Enh. Cute mechanic and nice integration of cardplay and memory, but in the end I'm not sure I believe your decisions (what card to play) really makes much of a difference.
Shear Panic
The Aardman-esque sheep are really cute, but when it comes down to it, it's an abstract puzzle game and really not that interesting of one. Plus, it seems to have some kingmaker issues which is even more annoying in a puzzle game.
This was good. Not amazing, not revolutionary, but quick, a nice refinement of the Too Many Cooks mechanic and fun. It's a shame it's so overproduced. If Amigo (or someone else) comes out with a version in the small "standard" card box size, I'll definitely pick it up. Otherwise, I'll hold on to that shelf space and play someone else's copy.
Sag's mit Symbolen
We played this, thinking it would be a nice light not-quite-party-game. Oops. It's an odd little pseudo-deduction/clue-giving game. It's actually got some rather interesting and difficult decisions. It'd be nice to have it in English, but using a translation sheet wasn't bad.
Cash & Guns
Very cute, simple bluff, counter-bluff, special-powers, awesome-foam-handgun game. Unfortunately, it's outrageously expensive for what it is. Again, as a straight small package card game, I'd probably pick it up. As is, I can pass.
Techno Witches
I commented on this earlier, but my impression remains very positive and if anything, has improved. Fun, fast, clever, interesting.
I commented on this earlier as well. A second play neither improved nor degraded my impression. It's quite good, though it feels a little dry in the end.
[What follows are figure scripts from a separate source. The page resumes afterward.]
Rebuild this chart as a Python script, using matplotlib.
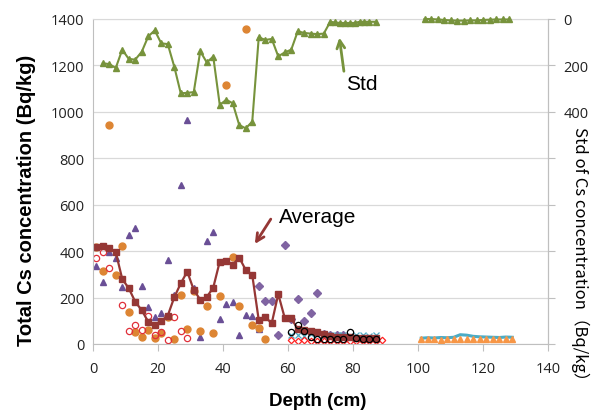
import matplotlib
matplotlib.use("Agg")
import matplotlib.pyplot as plt
from matplotlib.ticker import FuncFormatter


# -----------------------------
# DATA
# -----------------------------
std_depth = [3, 5, 7, 9, 11, 13, 15, 17, 19, 21, 23, 25, 27, 29, 31, 33, 35, 37, 39, 41,
             43, 45, 47, 49, 51, 53, 55, 57, 59, 61, 63, 65, 67, 69, 71,
             73, 74.5, 76, 77.5, 79, 80.5, 82, 83.5, 85, 87]
std_value = [191, 194, 211, 132, 172, 175, 141, 75, 49, 105, 108, 205, 320, 318, 315, 139, 187, 162, 370, 348,
             363, 457, 471, 442, 79, 90, 86, 161, 144, 132, 53, 60, 63, 65, 63,
             12, 15, 17, 17, 17, 17, 12, 12, 12, 12]
std_depth2 = [102, 104, 106, 108, 110, 112, 114, 116, 118, 120, 122, 124, 126, 128]
std_value2 = [0, 0, 2, 4, 6, 7, 7, 6, 6, 4, 3, 2, 2, 2]

avg_depth = [1, 3, 5, 7, 9, 11, 13, 15, 17, 19, 21, 23, 25, 27, 29, 31, 33, 35, 37, 39, 41, 43,
             45, 47, 49, 51, 53, 55, 57, 59, 61, 63, 65, 67, 69, 71, 73, 75, 77, 79, 81, 83, 85, 87]
avg_value = [419, 421, 413, 395, 280, 240, 182, 145, 96, 82, 99, 122, 201, 261, 312, 233, 191, 202, 243, 355, 359, 342,
             372, 319, 297, 103, 115, 90, 215, 112, 110, 65, 60, 57, 50, 43, 33, 30, 29, 29, 28, 28, 28, 28]

orange_depth = [1, 3, 5, 7, 9, 11, 13, 15, 17, 19, 21, 23, 25, 27, 29, 31, 33, 35, 37, 39, 41, 43, 45, 47, 49, 51, 53]
orange_value = [419, 313, 943, 297, 421, 136, 50, 32, 60, 24, 46, 118, 22, 213, 65, 228, 57, 162, 47, 207,
                1114, 373, 162, 1357, 82, 68, 22]

redc_depth = [1, 3, 5, 9, 11, 13, 15, 17, 19, 21, 23, 25, 27, 29]
redc_value = [369, 398, 327, 168, 57, 83, 60, 122, 40, 50, 17, 118, 57, 26]

purple_depth = [1, 3, 5, 7, 9, 11, 13, 15, 17, 19, 21, 23, 25, 27, 29, 31, 33, 35, 37, 39, 41, 43, 45, 47, 49, 51]
purple_value = [337, 266, 395, 369, 244, 471, 498, 248, 160, 117, 133, 361, 210, 686, 966, 240, 29, 445, 481, 108,
                172, 180, 40, 126, 122, 65]

diam_depth = [51, 53, 55, 57, 59, 61, 63, 65, 67, 69, 71, 73, 75, 77]
diam_value = [248, 187, 187, 40, 426, 108, 194, 100, 134, 221, 43, 38, 38, 38]

black_depth = [61, 63, 65, 67, 69, 71, 73, 75, 77, 79, 81, 83, 85, 87]
black_value = [53, 83, 57, 29, 22, 21, 21, 21, 22, 53, 24, 22, 22, 22]

redd_depth = [61, 63, 65, 67, 69, 71, 73, 75, 77, 79, 81, 83, 85, 87, 89]
redd_value = [18, 15, 16, 14, 15, 14, 15, 14, 14, 15, 14, 14, 14, 15, 16]

cyanx_depth = [61, 63, 65, 67, 69, 71, 73, 75, 77, 79, 81, 83, 85, 87]
cyanx_value = [38, 40, 36, 42, 38, 36, 40, 38, 37, 35, 37, 38, 36, 40]

deep_depth = [101, 103, 105, 107, 109, 111, 113, 115, 117, 119, 121, 123, 125, 127, 129]
deep_cyan = [25, 27, 26, 28, 27, 29, 40, 38, 33, 31, 30, 29, 28, 30, 29]
deep_orange = [20, 21, 20, 19, 21, 20, 22, 21, 20, 22, 21, 20, 21, 22, 21]

x_ticks = [0, 20, 40, 60, 80, 100, 120, 140]
y_ticks = [0, 200, 400, 600, 800, 1000, 1200, 1400]
right_labelled = [0, 200, 400]

# -----------------------------
# DRAW
# -----------------------------
TICK_FONT = "Open Sans"
GRID = "#d9d9d9"
SPINE = "#bfbfbf"
MS = 5

fig = plt.figure(figsize=(5.96, 4.14), dpi=100)
ax = fig.add_axes([93 / 596, 1 - 345 / 414, 455 / 596, 325 / 414])

ax.set_xlim(0, 140)
ax.set_ylim(0, 1400)
ax.set_xticks(x_ticks)
ax.set_yticks(y_ticks)
ax.grid(axis="y", color=GRID, lw=0.9)
ax.set_axisbelow(True)
for s in ax.spines.values():
    s.set_color(SPINE)
ax.spines["top"].set_color(GRID)
ax.tick_params(axis="y", length=0, pad=6, labelsize=10.5, labelcolor="#222222")
ax.tick_params(axis="x", length=5, direction="out", color=SPINE, pad=7, labelsize=10.5, labelcolor="#222222")
for lab in ax.get_xticklabels() + ax.get_yticklabels():
    lab.set_fontfamily(TICK_FONT)

# scatter series
ax.plot(purple_depth, purple_value, ls="none", marker="^", ms=MS, color="#6a4f96")
ax.plot(orange_depth, orange_value, ls="none", marker="o", ms=MS, color="#dd8533")
ax.plot(redc_depth, redc_value, ls="none", marker="o", ms=4.5, mfc="none", mec="#e0303a", mew=0.9)
ax.plot(diam_depth, diam_value, ls="none", marker="D", ms=3.8, color="#8064a2")
ax.plot(cyanx_depth, cyanx_value, ls="none", marker="x", ms=4, color="#4bacc6", mew=0.9)
ax.plot(redd_depth, redd_value, ls="none", marker="D", ms=3.3, mfc="none", mec="#ff2020", mew=0.9)
ax.plot(avg_depth, avg_value, marker="s", ms=MS, lw=1.6, color="#953735")
ax.plot(black_depth, black_value, ls="none", marker="o", ms=4.5, mfc="none", mec="black", mew=0.9)
ax.plot(deep_depth, deep_cyan, lw=2.2, color="#4bacc6")
ax.plot(deep_depth, deep_orange, ls="none", marker="^", ms=MS, color="#f79646")

# std on inverted right axis
ax2 = ax.twinx()
ax2.set_ylim(1400, 0)
ax2.set_yticks(y_ticks)
ax2.yaxis.set_major_formatter(FuncFormatter(lambda v, p: f"{v:.0f}" if v in right_labelled else ""))
ax2.tick_params(axis="y", length=5, direction="out", color=SPINE, pad=6, labelsize=10.5, labelcolor="#222222")
for lab in ax2.get_yticklabels():
    lab.set_fontfamily(TICK_FONT)
for s in ax2.spines.values():
    s.set_visible(False)
ax2.spines["right"].set_visible(True)
ax2.spines["right"].set_color(SPINE)
ax2.plot(std_depth, std_value, marker="^", ms=MS, lw=1.5, color="#77933c", clip_on=False)
ax2.plot(std_depth2, std_value2, marker="^", ms=MS, lw=1.5, color="#77933c", clip_on=False)

# annotations
ax.text(82.8, 1120, "Std", ha="center", va="center", fontsize=15, family="Liberation Sans")
ax.annotate("", xy=(75.8, 1320), xytext=(77.2, 1175),
            arrowprops=dict(arrowstyle="->", color="#77933c", lw=2, mutation_scale=14,
                            shrinkA=0, shrinkB=0))
ax.text(69.2, 551, "Average", ha="center", va="center", fontsize=15, family="Liberation Sans")
ax.annotate("", xy=(49.8, 431), xytext=(54.7, 538),
            arrowprops=dict(arrowstyle="->", color="#953735", lw=2, mutation_scale=14,
                            shrinkA=0, shrinkB=0))

# axis labels
fig.text(27 / 596, 1 - 200 / 414, "Total Cs concentration (Bq/kg)", rotation=90,
         ha="center", va="center", fontsize=14.5, fontweight="bold", family="Liberation Sans")
fig.text(318 / 596, 1 - 402 / 414, "Depth (cm)", ha="center", va="center",
         fontsize=13.5, fontweight="bold", family="Liberation Sans")
fig.text(580 / 596, 1 - 258 / 414, "Std of Cs concentration（Bq/kg）", rotation=-90,
         ha="center", va="center", fontsize=12, family=["Noto Sans CJK JP", "DejaVu Sans"])

fig.savefig("out.png", dpi=100)
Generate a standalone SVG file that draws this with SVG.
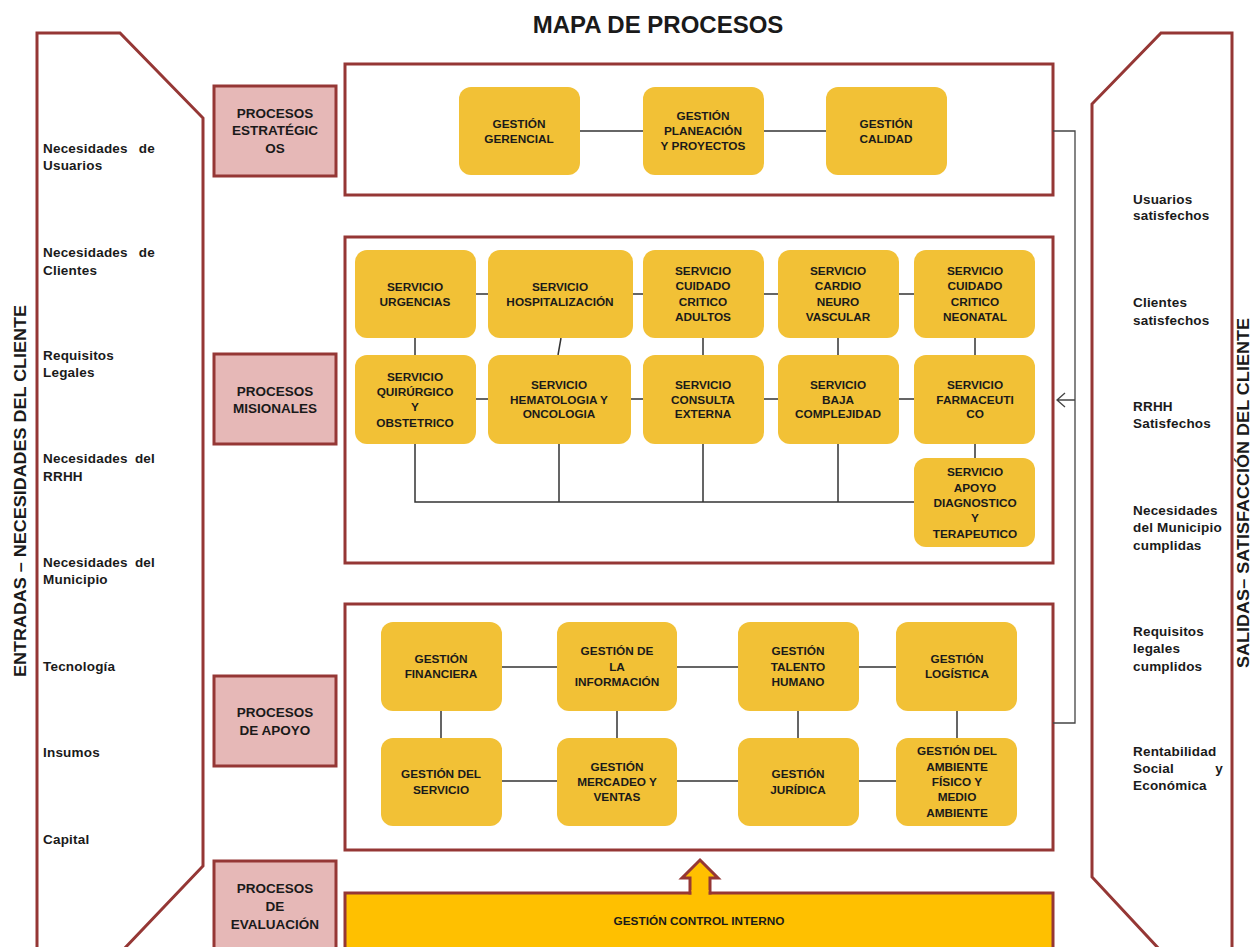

The surprise hit of the weekend for me. It's a 2 hour (less with experienced players, I presume) civilization building game which very effectively captures that "Civ Lite" target so many people seem to have been shooting for and missing. At its core is a shockingly simple, but amazingly elegant, clever, and effective action selection mechanism. Basically, you have a "wheel of actions" and after your first turn action, you may choose (and move to) any of the next 3 actions on the wheel as your next action or pay to move to an action further around the wheel. This prevents you from doing the same thing over and over and because of the positioning of the actions on the wheel makes it hard to alternate or otherwise rapidly cycle through complimentary actions. You can do it somewhat, but at a cost, both literal and in opportunity. Further, each action is "small" which means your turn can be played very very fast. At the beginning of the game, 5-10 second turns. By the end of the game, 30 second turns. This means you remain engaged in the game constantly. It manages to do all this while packing in the core elements of a good civilization building game: expansion, building (cities & temples), resources, warfare, and technology.